Sorry for the long silence. Things have been very busy. My coworkers have joked that I've turned into a mom, and that's not too far from the truth. Trying to squeeze several years worth of parenting into a month or two is a big job. But it helps that Theresa is eager to learn.
The situation has had me thinking a lot about giving lately. I was lucky to grow up in a generous home atmosphere. When someone was hungry, we fed them. One of my friends needed a place to sleep for a while, our couch was always available. It wasn't something you really thought about, you just did it. And over all that's a good thing. Most financial books these days, whether Suze Orman or Dave Ramsey, have a portion of their books dedicated to giving. And there's a reason for that. I reviewed a book not too long ago called Why Good Things Happen to Good People that talked about the health benefits of giving charted through scientific studies, and it just makes for a more pleasant society when people help each other.
There were a lot of things I liked about Why Good Things Happen to Good People, but two things in particular stuck out. The first is that money is only one form of giving. As a Christian, I tithe, but in my current financial situation, if I gave too much more than that to charity, it would become a financial hardship...to the point that I would be in need of charity myself (thus defeating the purpose). I had to set a limit for myself in helping Theresa. It would be easy to just dip into my emergency fund and cover some of her debts myself, but in doing so I would make myself financially vulnerable and set back a lot of my own lifeplans. And it's important for her to learn to reach out for help from other sources than me, because it's not good for either of us to get her dependent on me.

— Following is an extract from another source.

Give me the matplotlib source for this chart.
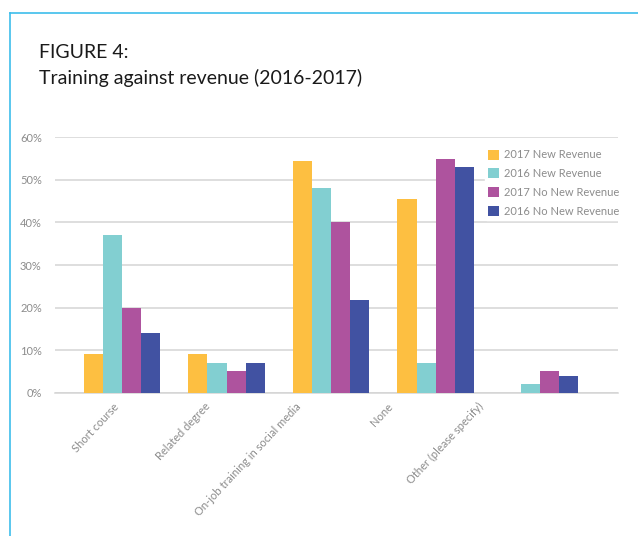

What I can do for her is provide a place to sleep, teach her about money management and healthy eating habits, help her become independent, and listen to her/provide emotional support. Never underestimate the power of listening.
The second point in Why Good Things Happen to Good People that really stuck out to me is that giving to others is not healthy when you do it to the point of hurting yourself.
Unfortunately this is what had happened in Theresa's family. Two of her family members and one non-family member were leaching off her grandparents. This put her grandparents into financial hardships, and they in turn leached off Theresa because she would let them. No one in the house was really happy from the arrangement. Even the people who were leaching are miserable in their own way. The sad thing is her grandparents don't recognize how much they're harming the entire family by letting the situation continue. They have the power to stand up for themselves and teach the leachers to be responsible...but they don't. By not standing up for themselves and establishing boundries, they allow the cycle of dependency to continue.
A lot of people with serious spending problems think of themselves as generous. They buy things with the intention of giving them to other people. Which seems very nice on the surface, but when you do it to the point where your finances are a mess, you end up creating a hardship for those close to you as well as yourself.
Anyway, giving is great, but don't give beyond your financial means. If your budget is tight, but you want all the health/social/spiritual/psychological benefits of giving, consider volunteering. Give time, give energy, give love, give sympathy, give a listening ear, give a hug, share some good advice you learned, but only give money when you can honestly afford it yourself.
Theresa is an overly generous person. I don't want to squash her generosity, but we have been working on tempering it. Her grandmother had taken most of her money, but what she did manage to keep, instead of saving, she turned around and spent on gifts for her friends. Now, she's reached a point where we've had to break down and ask for benevolence money from my church...and ouch, that's hard on the ego. Theresa is young and didn't really know any better, so I'm not scolding her on that point. But if she had been a little more tempered in her generosity, she might not have to be asking for money now. The ironic part is that the friends she bought the gifts for would have much rather seen her save the money for herself too.
And please don't think I'm picking on Theresa. I've seen this happen to so many people, that I know it's a widespread issue. Just hoping someone else can learn from her situation.